The Gotta Glow Lip Tint is a very pale pink in the tube, but turns into a bright pink on the skin. While e.l.f. touts this as a product that changes depending on the person, you’ll find that it will shift to basically the same shade on everyone. More on that in a moment.

The end color is a cool toned pink. I don’t wear this product often because these sorts of bright pinks don’t work well on me.

Swatch of the e.l.f. Gotta Glow Lip Tint

Let’s look at the claims for this product. From the e.l.f. website product description:

This innovative lip tint reacts with the chemistry of your lips to deliver a personalized, perfect shade of pink! The ethereal hue gives a sheer flush of color that enhances the natural beauty of your lips. The gel-based formula glides on smoothly and is infused with Shea Butter to moisturize and nourish.

At first glance this product appears to be a possible dupe for the Dior Lip Glow, and in some respects it is, but so-called color changing lipsticks have dated back to the late 1920s by the company Tangee. Yes, for nearly a hundred years we have had color changing lipstick technology and they have all relied on a specific colorant to accomplish this. Red 27 is a colorless colorant dispensed in an oil base that turns a bright pink when exposed to moisture. It’s actually very interesting. This dye is the main ingredient in all color changing makeup products.

You can learn all about Red 27 and how it’s been used for decades to dupe consumers into thinking this is some sort of newfangled makeup technology in this blog post.

If we look at the ingredients for the Gotta Glow Lip Tint, again from the website, we find:

Octyldodecanol, Hydrogenated Polyisobutene, Isononyl Isononanoate, Polyethylene, Dipentaerythrityl Hexahydroxystearate, Triisodecyl Trimellitate, Diisostearylmalate, Stearyl Dimethicone, Butyrospermum Parkii (Shea) Butter, Euphorbia Cerifera (Candelila) Wax, Synthetic Beeswax, Polymethyl Methacrylate, Stearic Acid, Phenoxyethanol, Tocopheryl Acetate (Ve), Ethylhexylglycerin, Oryza Sativa (Rice) Bran Oil, Pentaerythrityl Tetra-Di-T-Butyl, Hydroxyhydrocinnamate, Propylparaben. MAY CONTAIN: Titanium Dioxide (CI 77891),Red 6 Lake (CI 15850), Red 27 Lake (CI 45410), Red 21 Lake (CI 45380).

Yep, Red 27 is there. I’m guessing the Red 6 and Red 21 have more to do with the initial pale pink of the lipstick and less influence on the final color, but there could still be some. The titanium dioxide is likely there to whiten the appearance of lipstick and make it more opaque.

Long story short, the lipstick is hardly controlled by your personal chemistry—like every company has claimed for almost a century—but due to the dye Red 27. I don’t have any problems with recycling trends, but I would like makeup companies to be just a little more transparent in their marketing.

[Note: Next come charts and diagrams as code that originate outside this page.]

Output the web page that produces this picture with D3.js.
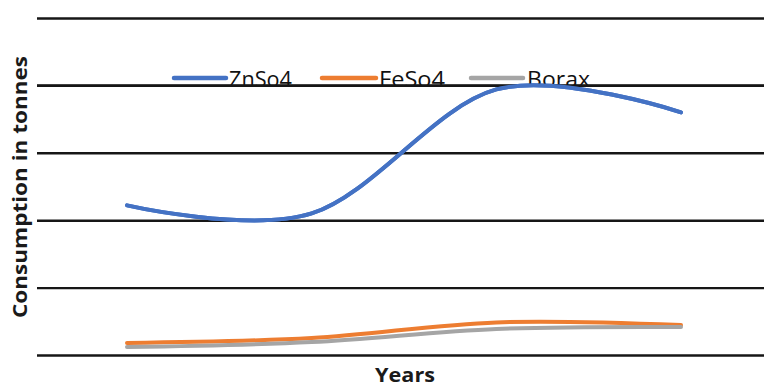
<!DOCTYPE html>
<html>
<head>
<meta charset="utf-8">
<script src="https://cdn.jsdelivr.net/npm/d3@7"></script>
<style>
  html, body { margin: 0; padding: 0; background: #fff; }
  svg { display: block; }
</style>
</head>
<body>
<svg id="chart" width="764" height="388"></svg>
<script>
// Yearly consumption (tonnes) of micronutrient fertilisers
const categories = ["Year 1", "Year 2", "Year 3", "Year 4"];
const seriesNames = ["ZnSo4", "FeSo4", "Borax"];
const znso4 = [1110, 1050, 1970, 1800];
const feso4 = [89, 126, 242, 222];
const borax = [59, 96, 193, 208];
const gridValues = [0, 500, 1000, 1500, 2000, 2500];

const colors = ["#4472C4", "#ED7D31", "#A5A5A5"];
const series = [znso4, feso4, borax];

const svg = d3.select("#chart");
const fontFamily = "'Open Sans', 'Liberation Sans', sans-serif";

const gridLeft = 37, gridRight = 764;
const x = d3.scalePoint().domain(categories).range([127, 681]);
const y = d3.scaleLinear().domain([0, 2500]).range([355, 18]);

// Horizontal gridlines
const grid = svg.append("g").attr("transform", `translate(${gridLeft},0)`)
  .call(d3.axisLeft(y).tickValues(gridValues).tickSize(-(gridRight - gridLeft)).tickFormat(""));
grid.select(".domain").remove();
grid.selectAll(".tick line").attr("stroke", "#161616").attr("stroke-width", 2.4);

// Smoothed series lines
const line = d3.line()
  .x((d, i) => x(categories[i]))
  .y(d => y(d))
  .curve(d3.curveCardinal.tension(0));

svg.append("g").selectAll("path")
  .data(series)
  .join("path")
  .attr("d", d => line(d))
  .attr("fill", "none")
  .attr("stroke", (d, i) => colors[i])
  .attr("stroke-width", 4)
  .attr("stroke-linecap", "round");

// Legend (its text sits right on the second gridline, bottom clipped by it)
svg.append("defs").append("clipPath").attr("id", "legendClip")
  .append("rect").attr("x", 0).attr("y", 0).attr("width", 764).attr("height", y(2000) - 0.5);

const legendItems = [
  { x1: 174, x2: 226, tx: 229, tw: 63 },
  { x1: 322, x2: 376, tx: 379, tw: 66 },
  { x1: 471, x2: 523, tx: 527, tw: 63 }
];
const legend = svg.append("g");
legend.selectAll("line")
  .data(legendItems)
  .join("line")
  .attr("x1", d => d.x1).attr("x2", d => d.x2)
  .attr("y1", 78).attr("y2", 78)
  .attr("stroke", (d, i) => colors[i])
  .attr("stroke-width", 4.5)
  .attr("stroke-linecap", "round");
legend.append("g").attr("clip-path", "url(#legendClip)")
  .selectAll("text")
  .data(legendItems)
  .join("text")
  .attr("x", d => d.tx)
  .attr("y", 87)
  .attr("textLength", d => d.tw)
  .attr("lengthAdjust", "spacingAndGlyphs")
  .attr("font-family", fontFamily)
  .attr("font-size", 21)
  .attr("fill", "#111")
  .text((d, i) => seriesNames[i]);

// Redraw the gridline at the legend's level so it sits over the clipped text
svg.append("line")
  .attr("x1", gridLeft).attr("x2", gridRight)
  .attr("y1", y(2000)).attr("y2", y(2000))
  .attr("stroke", "#161616").attr("stroke-width", 2.4);
svg.append("path")
  .attr("d", line(znso4))
  .attr("fill", "none")
  .attr("stroke", colors[0])
  .attr("stroke-width", 4)
  .attr("stroke-linecap", "round");

// Axis titles
svg.append("text")
  .attr("x", 405).attr("y", 382)
  .attr("text-anchor", "middle")
  .attr("textLength", 60).attr("lengthAdjust", "spacingAndGlyphs")
  .attr("font-family", fontFamily).attr("font-weight", "bold")
  .attr("font-size", 19).attr("fill", "#1a1a1a")
  .text("Years");

svg.append("text")
  .attr("transform", "translate(27,187) rotate(-90)")
  .attr("text-anchor", "middle")
  .attr("textLength", 262).attr("lengthAdjust", "spacingAndGlyphs")
  .attr("font-family", fontFamily).attr("font-weight", "bold")
  .attr("font-size", 20).attr("fill", "#1a1a1a")
  .text("Consumption in tonnes");
</script>
</body>
</html>
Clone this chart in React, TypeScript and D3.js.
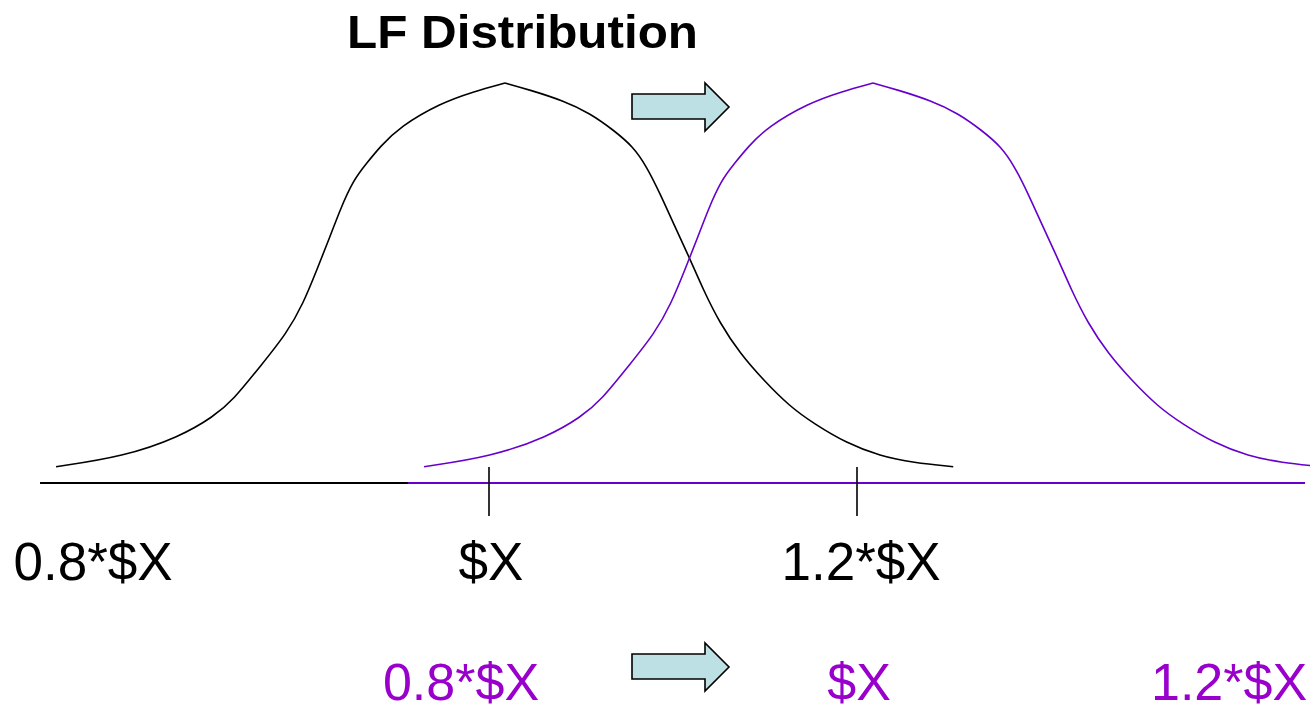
import React from "react";
import * as d3 from "d3";

// ---- data (x in multiples of $X, y relative density) ----
const curveX = [
  0.7647, 0.8013, 0.8321, 0.8502, 0.861, 0.8755, 0.8901, 0.8991, 0.9064, 0.9136, 0.919, 0.9263, 0.9335, 0.9408,
  0.9516, 0.9734, 0.9915, 1.0087, 1.0223, 1.0404, 1.0549, 1.0676, 1.0784, 1.0857, 1.0929, 1.1002, 1.1083, 1.1165,
  1.1255, 1.1364, 1.1491, 1.1636, 1.1763, 1.1944, 1.2125, 1.2306, 1.2523,
];
const curveY = [
  0.0408, 0.0658, 0.1158, 0.1658, 0.2075, 0.2908, 0.3743, 0.4493, 0.5325, 0.6158, 0.6825, 0.7575, 0.7993, 0.8408,
  0.8908, 0.9493, 0.9783, 1.0, 0.9825, 0.9558, 0.9243, 0.8825, 0.8408, 0.7908, 0.7242, 0.6492, 0.57, 0.4825,
  0.3993, 0.3243, 0.2575, 0.1908, 0.1493, 0.0993, 0.0675, 0.0508, 0.0408,
];
const peakIndex = 17;
const shiftAmount = 0.2;
const axisRange = [0.756, 1.2435];
const tickValues = [1.0, 1.2];
const labelTexts = ["0.8*$X", "$X", "1.2*$X"];
const labelAt = [0.7848, 1.0011, 1.2022];
const title = "LF Distribution";

const W = 1310;
const H = 705;

export default function App() {
  const x = d3.scaleLinear().domain([1.0, 1.2]).range([489, 857]);
  const y = d3.scaleLinear().domain([0, 1]).range([483, 83]);
  const pts = curveX.map((v, i) => ({ v, d: curveY[i] }));
  const left = pts.slice(0, peakIndex + 1);
  const right = pts.slice(peakIndex);

  const mkLine = (off: number) =>
    d3
      .line<{ v: number; d: number }>()
      .x((p) => x(p.v + off))
      .y((p) => y(p.d))
      .curve(d3.curveBasis);

  const arrowPath = (top: number) => {
    const x0 = 632, bodyEnd = 705, tip = 729;
    return `M${x0},${top + 11} L${bodyEnd},${top + 11} L${bodyEnd},${top} L${tip},${top + 24} L${bodyEnd},${top + 48} L${bodyEnd},${top + 36} L${x0},${top + 36} Z`;
  };

  const purpleLine = "#6600CC";
  const purpleText = "#9900CC";
  const fontFam = "'Liberation Sans', Arial, sans-serif";

  return (
    <svg
      width={W}
      height={H}
      style={{ position: "absolute", left: 0, top: 0, overflow: "hidden", background: "#fff" }}
    >
      <rect x={0} y={0} width={W} height={H} fill="#fff" />
      <text
        x={347}
        y={48}
        fontFamily={fontFam}
        fontWeight="bold"
        fontSize={47}
        textLength={351}
        lengthAdjust="spacingAndGlyphs"
        fill="#000"
      >
        {title}
      </text>

      {/* baselines */}
      <line x1={x(axisRange[0])} x2={x(axisRange[1])} y1={y(0)} y2={y(0)} stroke="#000" strokeWidth={2} />
      <line
        x1={x(axisRange[0] + shiftAmount)}
        x2={x(axisRange[1] + shiftAmount)}
        y1={y(0)}
        y2={y(0)}
        stroke={purpleLine}
        strokeWidth={2}
      />

      {/* ticks */}
      {tickValues.map((t) => (
        <line key={t} x1={x(t)} x2={x(t)} y1={467} y2={516} stroke="#000" strokeWidth={1.6} />
      ))}

      {/* curves */}
      {[0, shiftAmount].map((off) => (
        <g key={off} fill="none" stroke={off === 0 ? "#000" : purpleLine} strokeWidth={1.6}>
          <path d={mkLine(off)(left) || ""} />
          <path d={mkLine(off)(right) || ""} />
        </g>
      ))}

      {/* arrows */}
      {[83, 643].map((t) => (
        <path key={t} d={arrowPath(t)} fill="#BCE0E3" stroke="#000" strokeWidth={1.6} strokeLinejoin="miter" />
      ))}

      {/* labels */}
      {labelTexts.map((s, i) => (
        <text
          key={"b" + i}
          x={x(labelAt[i])}
          y={580}
          textAnchor="middle"
          fontFamily={fontFam}
          fontSize={53}
          fill="#000"
        >
          {s}
        </text>
      ))}
      {labelTexts.map((s, i) => (
        <text
          key={"p" + i}
          x={x(labelAt[i] + shiftAmount)}
          y={700}
          textAnchor="middle"
          fontFamily={fontFam}
          fontSize={52}
          fill={purpleText}
        >
          {s}
        </text>
      ))}
    </svg>
  );
}
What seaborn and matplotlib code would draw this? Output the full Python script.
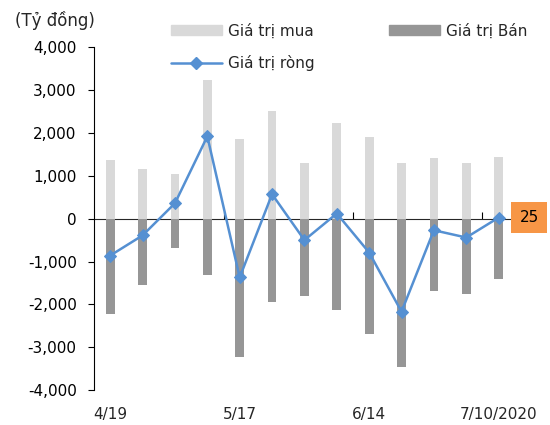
import numpy as np
import pandas as pd
import matplotlib
matplotlib.use("Agg")
import matplotlib.pyplot as plt
from matplotlib.patches import Patch
from matplotlib.lines import Line2D
from matplotlib.ticker import StrMethodFormatter
import seaborn as sns

# weekly data (ty dong)
weeks = ["4/19", "4/26", "5/3", "5/10", "5/17", "5/24", "5/31",
         "6/7", "6/14", "6/21", "6/28", "7/5", "7/10/2020"]
buy = [1370, 1160, 1040, 3240, 1860, 2520, 1300, 2240, 1910, 1290, 1420, 1310, 1430]
sell = [-2230, -1550, -680, -1320, -3230, -1950, -1800, -2120, -2700, -3460, -1690, -1750, -1400]
net = [-860, -390, 360, 1920, -1370, 570, -500, 120, -790, -2170, -270, -440, 25]
shown_labels = ["4/19", "5/17", "6/14", "7/10/2020"]

c_buy = "#D9D9D9"
c_sell = "#969696"
c_net = "#5590D2"
c_box = "#F79646"

sns.set_style("white")
plt.rcParams["font.family"] = ["DejaVu Sans"]
plt.rcParams["axes.unicode_minus"] = False

df = pd.DataFrame({"week": weeks, "buy": buy, "sell": sell, "net": net})
df["pos"] = np.arange(len(df))

fig = plt.figure(figsize=(5.5, 4.25), dpi=100)
ax = fig.add_axes([0.171, 0.082, 0.765, 0.807])

sns.barplot(data=df, x="week", y="buy", color=c_buy, width=0.27,
            saturation=1, linewidth=0, ax=ax)
sns.barplot(data=df, x="week", y="sell", color=c_sell, width=0.27,
            saturation=1, linewidth=0, ax=ax)
sns.lineplot(data=df, x="pos", y="net", color=c_net, marker="D",
             markersize=6, markeredgecolor=c_net, linewidth=1.8,
             sort=False, ax=ax)

ax.set_xlim(-0.5, len(weeks) - 0.5)
ax.set_ylim(-4000, 4000)
ax.set_yticks(np.arange(-4000, 4001, 1000))
ax.yaxis.set_major_formatter(StrMethodFormatter("{x:,.0f}"))
ax.tick_params(axis="y", direction="out", length=4.5, width=0.8,
               labelsize=11, pad=8, left=True, colors="black")

ax.set_xticks([i for i, w in enumerate(weeks) if w in shown_labels])
ax.set_xticklabels(shown_labels)
ax.tick_params(axis="x", length=0, labelsize=11, pad=12)
ax.set_xlabel("")
ax.set_ylabel("")

for s in ["top", "right", "bottom"]:
    ax.spines[s].set_visible(False)
ax.spines["left"].set_color("black")
ax.spines["left"].set_linewidth(0.8)

# category axis at zero
zero_ax = ax.secondary_xaxis(0.5)
zero_ax.set_xticks([3.5, 7.5, 11.5])
zero_ax.set_xticklabels([])
zero_ax.tick_params(direction="out", length=5, width=0.8, colors="black")
zero_ax.spines["bottom"].set_color("black")
zero_ax.spines["bottom"].set_linewidth(1.0)

# last value box
ax.annotate(f"{net[-1]:,}", xy=(df["pos"].iloc[-1], net[-1]),
            xytext=(22, 0), textcoords="offset points",
            ha="center", va="center", fontsize=11, color="black",
            annotation_clip=False,
            bbox=dict(boxstyle="square,pad=0.55", fc=c_box, ec="none"))

fig.text(0.027, 0.952, "(Tỷ đồng)", fontsize=12, ha="left", va="center")

handles = [Patch(color=c_buy), Line2D([], [], color=c_net, marker="D",
                                      markersize=6, linewidth=1.8),
           Patch(color=c_sell)]
labels = ["Giá trị mua", "Giá trị ròng", "Giá trị Bán"]
fig.legend(handles, labels, ncol=2, loc="upper left",
           bbox_to_anchor=(0.285, 0.978), frameon=False, fontsize=11,
           handlelength=3.4, handletextpad=0.35, columnspacing=4.85,
           labelspacing=1.1)

fig.savefig("out.png", dpi=100)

Pros: Budget friendly, moisturizing formula, long lasting
Cons: More expensive than other e.l.f. lip products, off-looking pink, more of a stain, misleading marketing

As far as color changing lipsticks go, the e.l.f. Gotta Glow Lip Tint is not a bad product. You might as well purchase the most economical option considering that the color changing lip products all rely on the dye Red 27 to achieve their main color.

Personally, the color doesn’t look that great on me and I don’t wear it that often. It’s more of a nostalgia trip for me. Those with cool undertones should get more mileage out of the lipstick.